Runnables as Function Pointers
| Function Object | Runnable | Direct | |
|---|---|---|---|
| Flash Player 10.0 | 613 | 43 | 41 |
| Flash Player 10.1 | 178 | 64 | 59 |
Firstly, calling via a Function object is ~3.5x faster! This should particularly impact the performance gains made by signal libraries like TurboSignals. Further impacting TurboSignals is the 49% drop in performance for calls through runnables. This is very sad as calls to an object’s methods is the bread and butter of AS3′s object-oriented system. Perhaps even more core to AS3 is direct function calls, which suffer a 43% performance hit. Overall, this category of tests seem to show a big loss of performance.
Loop Speed
Flash Player 10.0 Performance:
| Collection | For-each | For-in | For |
|---|---|---|---|
| Array | 377 | 8730 | 203 |
| Fixed Vector | 455 | 8983 | 105 |
| Variable Vector | 448 | 8940 | 104 |
| Object | 721 | 8805 | 592 |
| Dictionary (strong keys) | 652 | 8816 | 487 |
| Dictionary (weak keys) | 666 | 8884 | 487 |
| BMD w/ alpha getPixel32 | n/a | n/a | 290 |
| BMD w/o alpha getPixel32 | n/a | n/a | 222 |
| BMD w/ alpha getPixel | n/a | n/a | 300 |
| BMD w/o alpha getPixel | n/a | n/a | 228 |
Flash Player 10.1 Performance:
| Collection | For-each | For-in | For |
|---|---|---|---|
| Array | 186 | 4424 | 76 |
| Fixed Vector | 239 | 4545 | 66 |
| Variable Vector | 238 | 4477 | 66 |
| Object | 498 | 4418 | 246 |
| Dictionary (strong keys) | 465 | 4568 | 250 |
| Dictionary (weak keys) | 558 | 4645 | 255 |
| BMD w/ alpha getPixel32 | n/a | n/a | 181 |
| BMD w/o alpha getPixel32 | n/a | n/a | 160 |
| BMD w/ alpha getPixel | n/a | n/a | 182 |
| BMD w/o alpha getPixel | n/a | n/a | 157 |
Most of these numbers show a performance increase of roughly 100%! There are some exceptions, but even these were decent speed boosts.
More To Come
This ends the first part of the series. I’ll reserve any general conclusions until the series has concluded, but for now I have to say that performance is mostly looking up. Having already done a very high-level test in my recent AS3 vs. JavaScript performance test followup and found a 1.66x speedup in 10.1, it looks like the numbers are agreeing. What we’re seeing in this series is a much closer look into how that speedup came about. Stay tuned for part two!

#1 by David Wagner on July 5th, 2010 · | Quote
Great stuff!
For people such as myself who are far too lazy to do this sort of research, your articles are slices of fried gold :)

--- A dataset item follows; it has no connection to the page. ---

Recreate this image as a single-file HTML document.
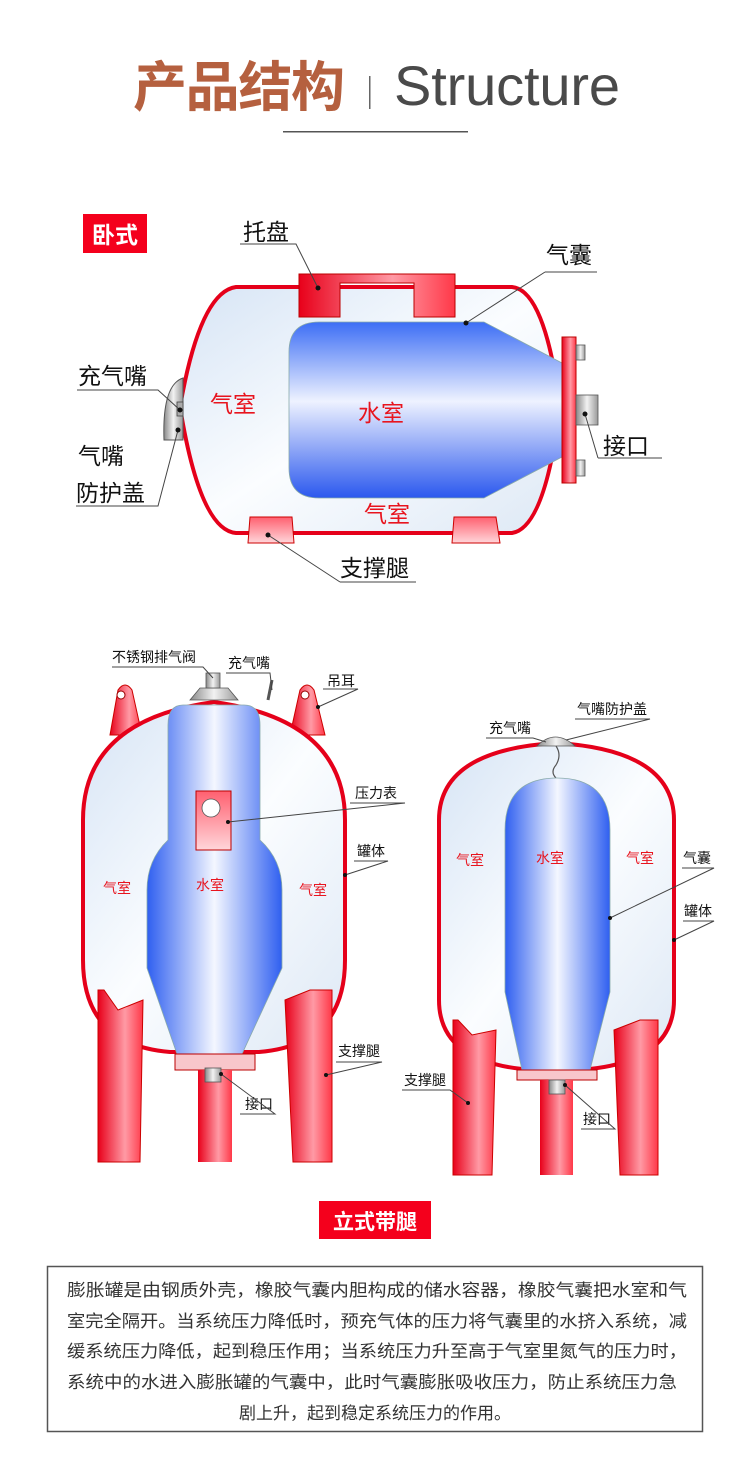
<!DOCTYPE html>
<html><head><meta charset="utf-8"><style>
html,body{margin:0;padding:0;background:#fff;}
svg{display:block;font-family:"Liberation Sans","Noto Sans CJK SC",sans-serif;}
</style></head><body>
<svg width="750" height="1458" viewBox="0 0 750 1458" xmlns="http://www.w3.org/2000/svg">
<defs>
<linearGradient id="blue" x1="0" x2="1" y1="0" y2="0">
<stop offset="0" stop-color="#2f5ff0"/><stop offset="0.5" stop-color="#f4f7ff"/><stop offset="1" stop-color="#2f5ff0"/></linearGradient>
<linearGradient id="blueV" x1="0" x2="0" y1="0" y2="1">
<stop offset="0" stop-color="#3d6ef5"/><stop offset="0.45" stop-color="#eef2ff"/><stop offset="1" stop-color="#2b58ee"/></linearGradient>
<linearGradient id="shell" x1="0" x2="1" y1="0" y2="1">
<stop offset="0" stop-color="#d6e4f5"/><stop offset="0.5" stop-color="#fbfdff"/><stop offset="1" stop-color="#dde8f5"/></linearGradient>
<linearGradient id="red" x1="0" x2="1">
<stop offset="0" stop-color="#e8001a"/><stop offset="0.6" stop-color="#ff9aa5"/><stop offset="1" stop-color="#ff3848"/></linearGradient>
<linearGradient id="redV" x1="0" x2="0" y1="0" y2="1">
<stop offset="0" stop-color="#ff6070"/><stop offset="1" stop-color="#ffd6da"/></linearGradient>
<linearGradient id="gray" x1="0" x2="1">
<stop offset="0" stop-color="#888"/><stop offset="0.5" stop-color="#f2f2f2"/><stop offset="1" stop-color="#999"/></linearGradient>
</defs>

<!-- Title -->
<text x="133" y="106" font-size="54" font-weight="bold" fill="#b5603f" textLength="212">产品结构</text>
<rect x="369" y="76" width="1.5" height="33" fill="#666"/>
<text x="394" y="105" font-size="56" fill="#4a4a4a" textLength="226" font-weight="normal" style="font-weight:300">Structure</text>
<rect x="283" y="131" width="185" height="1.5" fill="#555"/>

<!-- 卧式 -->
<rect x="83" y="214" width="64" height="39" fill="#f4001c"/>
<text x="115" y="243" font-size="23" font-weight="bold" fill="#fff" text-anchor="middle">卧式</text>

<!-- horizontal tank -->
<path d="M236 287 L512 287 Q545 290 560 407 Q545 528 512 533 L236 533 Q200 530 180 407 Q200 292 236 287 Z" fill="url(#shell)" stroke="#e5001a" stroke-width="4"/>
<path d="M164 440 Q162 385 183 378 L183 440 Z" fill="url(#gray)" stroke="#555" stroke-width="1"/>
<rect x="177" y="402" width="6" height="14" fill="#aaa" stroke="#444" stroke-width="0.8"/>
<path d="M319 322 L484 322 L562 363 L562 457 L484 498 L319 498 Q289 498 289 468 L289 352 Q289 322 319 322 Z" fill="url(#blueV)" stroke="#8aa" stroke-width="0.8"/>
<path d="M299 274 L455 274 L455 317 L414 317 L414 283 L340 283 L340 317 L299 317 Z" fill="url(#red)" stroke="#b00" stroke-width="1"/>
<rect x="562" y="337" width="14" height="146" fill="url(#red)" stroke="#b00"/>
<rect x="576" y="345" width="9" height="15" fill="url(#gray)" stroke="#555" stroke-width="0.8"/>
<rect x="576" y="460" width="9" height="16" fill="url(#gray)" stroke="#555" stroke-width="0.8"/>
<rect x="576" y="395" width="22" height="30" fill="url(#gray)" stroke="#555" stroke-width="0.8"/>
<path d="M250 517 L292 517 L294 543 L248 543 Z" fill="url(#redV)" stroke="#c00"/>
<path d="M454 517 L496 517 L500 543 L452 543 Z" fill="url(#redV)" stroke="#c00"/>
<g font-size="23" fill="#e8141e">
<text x="210" y="412">气室</text><text x="358" y="421">水室</text><text x="364" y="522">气室</text>
</g>
<g font-size="23" fill="#111">
<text x="243" y="240">托盘</text>
<text x="546" y="263">气囊</text>
<text x="78" y="384">充气嘴</text>
<text x="78" y="464">气嘴</text>
<text x="76" y="501">防护盖</text>
<text x="603" y="454">接口</text>
<text x="340" y="576">支撑腿</text>
</g>
<g stroke="#444" stroke-width="1" fill="none">
<path d="M240 244 L296 244 L318 288"/>
<path d="M545 272 L597 272 M545 272 L466 323"/>
<path d="M77 390 L158 390 L180 410"/>
<path d="M76 506 L158 506 L178 430"/>
<path d="M598 458 L662 458 M598 458 L585 414"/>
<path d="M340 582 L416 582 M340 582 L268 535"/>
</g>
<g fill="#111"><circle cx="318" cy="288" r="2.5"/><circle cx="466" cy="323" r="2.5"/><circle cx="180" cy="410" r="2.5"/><circle cx="178" cy="430" r="2.5"/><circle cx="585" cy="414" r="2.5"/><circle cx="268" cy="535" r="2.5"/></g>

<!-- left vertical tank -->
<path d="M110 735 L118 690 Q125 680 132 690 L142 735 Z" fill="url(#red)" stroke="#c00"/>
<path d="M290 735 L300 690 Q307 680 314 690 L325 735 Z" fill="url(#red)" stroke="#c00"/>
<circle cx="121" cy="695" r="4" fill="#fff" stroke="#900"/><circle cx="305" cy="695" r="4" fill="#fff" stroke="#900"/>
<path d="M83 820 Q83 720 214 702 Q345 720 345 820 L345 960 Q345 1045 259 1052 L170 1052 Q83 1045 83 960 Z" fill="url(#shell)" stroke="#e5001a" stroke-width="4"/>
<path d="M190 700 L238 700 L228 688 L200 688 Z" fill="url(#gray)" stroke="#555" stroke-width="0.8"/>
<rect x="206" y="673" width="14" height="15" fill="url(#gray)" stroke="#555" stroke-width="0.8"/>
<path d="M268 700 L272 680" stroke="#555" stroke-width="3"/>
<path d="M183 705 L244 705 Q260 705 260 725 L260 840 Q282 860 282 890 L282 968 L242 1054 L177 1054 L147 968 L147 890 Q147 860 168 840 L168 725 Q168 705 183 705 Z" fill="url(#blue)" stroke="#8aa" stroke-width="0.8"/>
<rect x="196" y="791" width="35" height="59" fill="url(#redV)" stroke="#b00"/>
<circle cx="211" cy="808" r="9" fill="#fff" stroke="#555" stroke-width="0.8"/>
<rect x="175" y="1054" width="80" height="16" fill="#f8c6cb" stroke="#b00"/>
<rect x="198" y="1070" width="34" height="92" fill="url(#red)"/>
<rect x="205" y="1068" width="16" height="14" fill="url(#gray)" stroke="#555" stroke-width="0.8"/>
<path d="M98 990 L104 990 L118 1010 L143 1000 L140 1162 L98 1162 Z" fill="url(#red)" stroke="#c00"/>
<path d="M285 1000 L310 990 L332 990 L332 1162 L293 1162 Z" fill="url(#red)" stroke="#c00"/>

<!-- right vertical tank -->
<path d="M439 820 Q439 750 556 743 Q674 750 674 820 L674 1000 Q674 1060 590 1069 L522 1069 Q439 1060 439 1000 Z" fill="url(#shell)" stroke="#e5001a" stroke-width="4"/>
<path d="M537 746 Q555 728 575 746 Z" fill="url(#gray)" stroke="#555" stroke-width="0.8"/>
<path d="M556 746 Q562 755 556 765 Q550 772 556 778" stroke="#555" stroke-width="1.2" fill="none"/>
<path d="M557 778 Q610 778 610 830 L610 992 L590 1070 L522 1070 L505 992 L505 830 Q505 778 557 778 Z" fill="url(#blue)" stroke="#8aa" stroke-width="0.8"/>
<rect x="517" y="1070" width="80" height="10" fill="#f8c6cb" stroke="#b00"/>
<rect x="540" y="1080" width="33" height="95" fill="url(#red)"/>
<rect x="549" y="1080" width="16" height="14" fill="url(#gray)" stroke="#555" stroke-width="0.8"/>
<path d="M453 1020 L458 1020 L472 1035 L496 1030 L492 1175 L453 1175 Z" fill="url(#red)" stroke="#c00"/>
<path d="M614 1030 L640 1020 L658 1020 L658 1175 L620 1175 Z" fill="url(#red)" stroke="#c00"/>

<g font-size="14" fill="#e8141e">
<text x="103" y="893">气室</text><text x="196" y="890">水室</text><text x="299" y="895">气室</text>
<text x="456" y="865">气室</text><text x="536" y="863">水室</text><text x="626" y="863">气室</text>
</g>
<g font-size="14" fill="#111">
<text x="112" y="662">不锈钢排气阀</text><text x="228" y="668">充气嘴</text><text x="327" y="686">吊耳</text>
<text x="355" y="798">压力表</text><text x="357" y="856">罐体</text><text x="338" y="1056">支撑腿</text><text x="245" y="1109">接口</text>
<text x="489" y="733">充气嘴</text><text x="577" y="714">气嘴防护盖</text><text x="683" y="863">气囊</text><text x="684" y="916">罐体</text>
<text x="404" y="1085">支撑腿</text><text x="583" y="1124">接口</text>
</g>
<g stroke="#444" stroke-width="1" fill="none">
<path d="M112 667 L203 667 L213 678"/>
<path d="M226 673 L270 673 L272 690"/>
<path d="M323 689 L358 689 L318 707"/>
<path d="M350 803 L405 803 L228 822"/>
<path d="M354 861 L388 861 L345 875"/>
<path d="M336 1062 L382 1062 L326 1075"/>
<path d="M240 1114 L275 1114 L221 1074"/>
<path d="M486 738 L533 738 L546 742"/>
<path d="M575 719 L650 719 L566 740"/>
<path d="M682 868 L714 868 L610 918"/>
<path d="M683 921 L714 921 L674 940"/>
<path d="M402 1090 L450 1090 L468 1103"/>
<path d="M581 1129 L615 1129 L565 1085"/>
</g>
<g fill="#111"><circle cx="228" cy="822" r="2"/><circle cx="345" cy="875" r="2"/><circle cx="326" cy="1075" r="2"/><circle cx="221" cy="1074" r="2"/><circle cx="318" cy="707" r="2"/><circle cx="610" cy="918" r="2"/><circle cx="674" cy="940" r="2"/><circle cx="468" cy="1103" r="2"/><circle cx="565" cy="1085" r="2"/></g>

<!-- 立式带腿 -->
<rect x="319" y="1201" width="112" height="38" fill="#f4001c"/>
<text x="375" y="1229" font-size="21" font-weight="bold" fill="#fff" text-anchor="middle">立式带腿</text>

<rect x="47.5" y="1266.5" width="655" height="165" fill="#fff" stroke="#555" stroke-width="1.5"/>
<g font-size="17" fill="#333">
<text x="67" y="1296" textLength="620" lengthAdjust="spacingAndGlyphs">膨胀罐是由钢质外壳，橡胶气囊内胆构成的储水容器，橡胶气囊把水室和气</text>
<text x="67" y="1327" textLength="620" lengthAdjust="spacingAndGlyphs">室完全隔开。当系统压力降低时，预充气体的压力将气囊里的水挤入系统，减</text>
<text x="67" y="1357" textLength="620" lengthAdjust="spacingAndGlyphs">缓系统压力降低，起到稳压作用；当系统压力升至高于气室里氮气的压力时，</text>
<text x="67" y="1388" textLength="610" lengthAdjust="spacingAndGlyphs">系统中的水进入膨胀罐的气囊中，此时气囊膨胀吸收压力，防止系统压力急</text>
<text x="375" y="1419" text-anchor="middle">剧上升，起到稳定系统压力的作用。</text>
</g>
</svg>
</body></html>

#2 by DieTapete on July 5th, 2010 · | Quote
Thank you so much for doing all the testing!
BTW, I recognized that creating Objects with “new Object()” instead of using “{}” is faster in 10.1.
#3 by jackson on July 11th, 2010 · | Quote
Interesting. I’ll have to take a look at the generated bytecode for those and see if there’s anything related to my recent writeup on Arrays and Vectors.
#4 by Nicolas on July 9th, 2010 · | Quote
Thanks Jack for pointing out the major differences between the two versions. I’ll go re-run all my tests now as well.